- Osterley
- Coordinates: 32°43′24″S 151°42′04″E﻿ / ﻿32.72333°S 151.70111°E
- Population: 132 (SAL 2021)
- Elevation: 5 m (16 ft)
- Area: 3.8 km^{2} (1.5 sq mi)
- Time zone: AEST (UTC+10)
- • Summer (DST): AEDT (UTC+11)
- Location: 173 km (107 mi) N of Sydney ; 34 km (21 mi) NNW of Newcastle ; 8.4 km (5 mi) NW of Raymond Terrace ;
- LGA(s): Port Stephens Council
- Region: Hunter
- County: Durham
- Parish: Seaham
- State electorate(s): Port Stephens
- Federal division(s): Lyne
Suburbs around Osterley:
| Brandy Hill | Brandy Hill, Nelsons Plains | Nelsons Plains |
| Hinton | Osterley | Nelsons Plains |
| Duckenfield | Millers Forest | Millers Forest |

= Osterley, New South Wales =

Osterley is a small rural suburb of the Port Stephens local government area in the Hunter Region of New South Wales, Australia.
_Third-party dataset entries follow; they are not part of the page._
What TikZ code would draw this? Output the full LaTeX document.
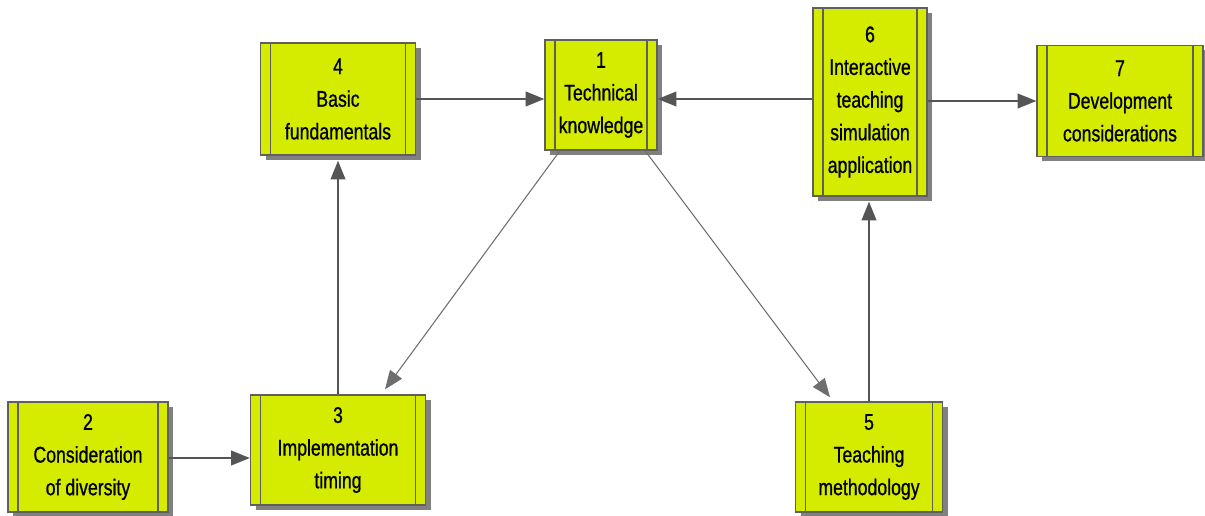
\documentclass[tikz,border=0pt]{standalone}
\usepackage{fontspec}
\setmainfont{Liberation Sans}[FakeStretch=0.78, FakeBold=0.8]
\usetikzlibrary{arrows.meta,shadows}
\definecolor{boxfill}{RGB}{213,235,0}
\definecolor{boxedge}{RGB}{95,95,95}
\definecolor{arrowgray}{RGB}{85,85,85}
\tikzset{
  procbox/.style={draw=boxedge, line width=1pt, rectangle, fill=boxfill, align=center, inner sep=0pt,
    font=\fontsize{17pt}{24.5pt}\selectfont,
    drop shadow={shadow xshift=3.75pt, shadow yshift=-3.75pt, fill=black!50, opacity=1},
    path picture={
      \draw[boxedge, line width=1pt] ([xshift=7.5pt]path picture bounding box.north west) -- ([xshift=7.5pt]path picture bounding box.south west);
      \draw[boxedge, line width=1pt] ([xshift=-7.5pt]path picture bounding box.north east) -- ([xshift=-7.5pt]path picture bounding box.south east);
    }},
  flow/.style={draw=arrowgray, line width=1.2pt, -{Triangle[length=14pt,width=11pt]}},
  slant/.style={draw=arrowgray!85, line width=0.8pt, -{Triangle[length=14pt,width=11pt]}}
}
\begin{document}
\begin{tikzpicture}[x=0.75pt, y=-0.75pt]
\useasboundingbox (0,0) rectangle (1205,516);
% process boxes
\node[procbox, minimum width=84pt, minimum height=82.5pt] (tech) at (601,95) {1\\Technical\\knowledge};
\node[procbox, minimum width=120pt, minimum height=82.5pt] (divers) at (88,457) {2\\Consideration\\of diversity};
\node[procbox, minimum width=131.25pt, minimum height=82.5pt] (timing) at (338,450) {3\\Implementation\\timing};
\node[procbox, minimum width=116.25pt, minimum height=84pt] (basic) at (338,99) {4\\Basic\\fundamentals};
\node[procbox, minimum width=110.25pt, minimum height=82.5pt] (method) at (869,457) {5\\Teaching\\methodology};
\node[procbox, minimum width=85.5pt, minimum height=141pt] (simul) at (870,102) {6\\Interactive\\teaching\\simulation\\application};
\node[procbox, minimum width=124.5pt, minimum height=83.25pt] (devel) at (1120,101) {7\\Development\\considerations};
% connectors
\draw[flow] (basic.east) -- (basic.east -| tech.west);
\draw[flow] (simul.west |- basic.east) -- (basic.east -| tech.east);
\draw[flow] (simul.east |- devel.west) -- (devel.west);
\draw[flow] (divers.east |- 0,458) -- (timing.west |- 0,458);
\draw[flow] (timing.north) -- ([yshift=-3.75pt]basic.south);
\draw[flow] (method.north) -- ([yshift=-3.75pt]method.north |- simul.south);
\draw[slant] ([xshift=-30.75pt]tech.south) -- ([xshift=35.25pt, yshift=3.75pt]timing.north);
\draw[slant] ([xshift=33pt]tech.south) -- ([xshift=-29.25pt, yshift=3pt]method.north);
\end{tikzpicture}
\end{document}
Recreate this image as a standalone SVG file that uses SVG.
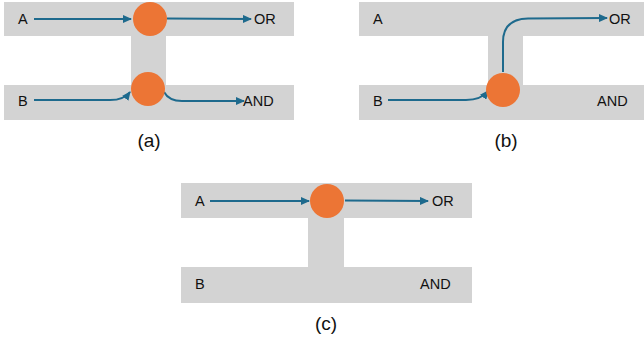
<svg xmlns="http://www.w3.org/2000/svg" width="644" height="343" viewBox="0 0 644 343">
<style>
.bar{fill:#d3d3d3}
.gate{fill:#ec7535}
.wire{fill:none;stroke:#1e6a8d;stroke-width:2}
.t{font-family:"Liberation Sans",Arial,sans-serif;font-size:14.5px;fill:#111}
.cap{font-family:"Liberation Sans",Arial,sans-serif;font-size:19px;fill:#111;text-anchor:middle}
</style>
<defs>
<marker id="ah" markerUnits="userSpaceOnUse" markerWidth="9" markerHeight="8" refX="8" refY="4" orient="auto">
<path d="M0,0 L9,4 L0,8 Z" fill="#1e6a8d"/>
</marker>
</defs>
<g id="panel-a">
<rect class="bar" x="4" y="2" width="290" height="34"/>
<rect class="bar" x="131" y="35" width="35" height="51"/>
<rect class="bar" x="4" y="85" width="290" height="35"/>
<text class="t" x="18" y="24">A</text>
<text class="t" x="254" y="24">OR</text>
<text class="t" x="18" y="106">B</text>
<text class="t" x="243" y="106">AND</text>
<text class="cap" x="149" y="147">(a)</text>
</g>
<g id="panel-b">
<rect class="bar" x="359" y="2" width="285" height="34"/>
<rect class="bar" x="488" y="35" width="35" height="51"/>
<rect class="bar" x="359" y="85" width="285" height="35"/>
<text class="t" x="373" y="24">A</text>
<text class="t" x="609" y="24">OR</text>
<text class="t" x="373" y="106">B</text>
<text class="t" x="597" y="106">AND</text>
<text class="cap" x="506" y="147">(b)</text>
</g>
<g id="panel-c">
<rect class="bar" x="181" y="183" width="291" height="35"/>
<rect class="bar" x="308" y="217" width="36" height="51"/>
<rect class="bar" x="181" y="267" width="291" height="36"/>
<text class="t" x="195" y="206">A</text>
<text class="t" x="432" y="206">OR</text>
<text class="t" x="195" y="289">B</text>
<text class="t" x="420" y="289">AND</text>
<text class="cap" x="326" y="330">(c)</text>
</g>
<g id="connectors">
<path class="wire" marker-end="url(#ah)" d="M34,19 L131,19"/>
<path class="wire" marker-end="url(#ah)" d="M167,18.5 L251,19"/>
<path class="wire" marker-end="url(#ah)" d="M34,100 L110,100 Q124,100 130,92"/>
<path class="wire" marker-end="url(#ah)" d="M164,92 Q169,101 182,101 L244,101"/>
<path class="wire" marker-end="url(#ah)" d="M388,100 L466,100 Q481,100 488,91"/>
<path class="wire" marker-end="url(#ah)" d="M503,72 L503,42 Q503,19 528,18.5 L607,18"/>
<path class="wire" marker-end="url(#ah)" d="M210,201 L309,201"/>
<path class="wire" marker-end="url(#ah)" d="M345,200.5 L428,201"/>
</g>
<g id="gate-a-or"><circle class="gate" cx="150" cy="19" r="17"/></g>
<g id="gate-a-and"><circle class="gate" cx="148" cy="89" r="17"/></g>
<g id="gate-b"><circle class="gate" cx="503" cy="90" r="17"/></g>
<g id="gate-c"><circle class="gate" cx="327" cy="201" r="17"/></g>
</svg>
Most of the small population lives in the elevated part of the suburb along Hinton Road, east of Barties Creek which is a tributary of the Hunter River. The area to the west of Barties creek is low-lying and subject to periodic flooding. .In 2016 117 people live there with a median age of 46.

== Osterley Creamery ==
Osterley was the first creamery in the lower Hunter in April 1892. It was officially known as Hunter River Pioneer Co-operative Creamery but many referred to it as Osterley Creamery. It closed down in November 1903.